In the skies above Britain and across the Asia-Pacific, a green revolution is accelerating—not in the fields, but in the jet streams. Two major international moves this month signal that Sustainable Aviation Fuel (SAF) is no longer a niche technology but a critical pillar of the future of flight. And as Earth-bound aircraft start to go green, a tantalizing question arises: can space travel do the same?
The United Kingdom has taken a decisive step in accelerating SAF adoption by raising its co-processing blend limit from 5% to 30%. Endorsed by the UK Ministry of Defence and enshrined in Defence Standard 91-091, this regulatory leap allows waste oils and renewable feedstocks to be refined alongside fossil fuels—without requiring massive infrastructure overhauls.
Industry players like BP and the International Air Transport Association (IATA) have applauded the move, highlighting that SAF produced under these standards meets rigorous global aviation fuel benchmarks such as ASTM D1655. This isn’t a backdoor greenwashing scheme. It’s vetted, safe, and compatible with existing jet engines.
The UK’s action sends a powerful signal to the global market: SAF isn’t tomorrow’s promise—it’s today’s policy.
Meanwhile, Singapore’s GenZero, in partnership with the World Economic Forum, has launched the Green Fuel Forward Initiative, aiming to scale SAF across the Asia-Pacific region. This initiative unites airlines, aerospace manufacturers, and financiers to create a self-sustaining SAF market—one that can meet the demand of one of the world’s fastest-growing aviation hubs.
Where the UK is setting standards, GenZero is building ecosystems. Together, these initiatives create a transcontinental roadmap for clean flight.
Despite the momentum, experts caution against declaring SAF a silver bullet. While SAF can reduce lifecycle emissions by up to 80% compared to conventional jet fuel, this is contingent on the sustainability of feedstocks, regional production capabilities, and carbon accounting accuracy. Feedstock availability, economic viability, and infrastructure bottlenecks all remain significant hurdles.

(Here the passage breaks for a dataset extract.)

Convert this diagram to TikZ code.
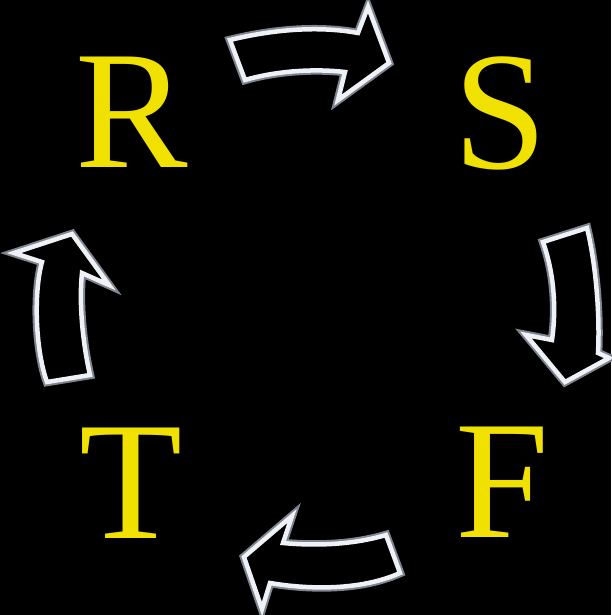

In short: cleaner skies are coming—but we’re not off the hook yet.
Companies like Virgin Galactic, Blue Origin, and SpaceX are pushing commercial spaceflight into the mainstream. But their environmental footprint is enormous. One rocket launch can emit hundreds of tons of CO₂ and black carbon, which lingers in the stratosphere, disrupting climate systems more than emissions at lower altitudes.
Some progress is being made. Blue Origin uses liquid hydrogen and liquid oxygen—fuels that, when combusted, emit only water vapor. But hydrogen’s production is often energy-intensive, and other space companies still rely on kerosene-based propellants.
Startups and research labs are quietly experimenting with green rocket fuels made from bioethanol, renewable methane, or even algae-based feedstocks. But these remain in early stages, with limited commercial uptake.
Could SAF tech inspire the next leap? Perhaps. SAF producers like Gevo, Neste, and Velocys are already investing in Fischer-Tropsch and gasification technologies that could be adapted for high-energy rocket fuel equivalents.
For investors with one eye on Earth and the other on the stars, SAF is emerging as one of the most promising clean tech sectors. Here are a few companies at the forefront:
Neste (Finland): The world’s largest SAF producer, partnering with airports and airlines globally.
Gevo (NASDAQ: GEVO): A US-based innovator turning agricultural waste into renewable jet fuel.
Velocys (UK): Converts municipal and forest waste into aviation-grade hydrocarbons.
XCF Global (NASDAQ: XCF): Set to become the only pure-play SAF producer on the US public market after acquiring New Rise Renewables.
SkyNRG (Netherlands): A pioneer in SAF deployment, collaborating with airports and corporate clients.
Shell and World Energy: Though fossil giants, both are investing heavily in SAF R&D and infrastructure.
Flying sustainably is no longer science fiction. But guilt-free air travel—let alone guilt-free space tourism—isn’t as simple as swapping fuels. It requires layered transformation: regulatory reform, feedstock innovation, public-private collaboration, and bold investment.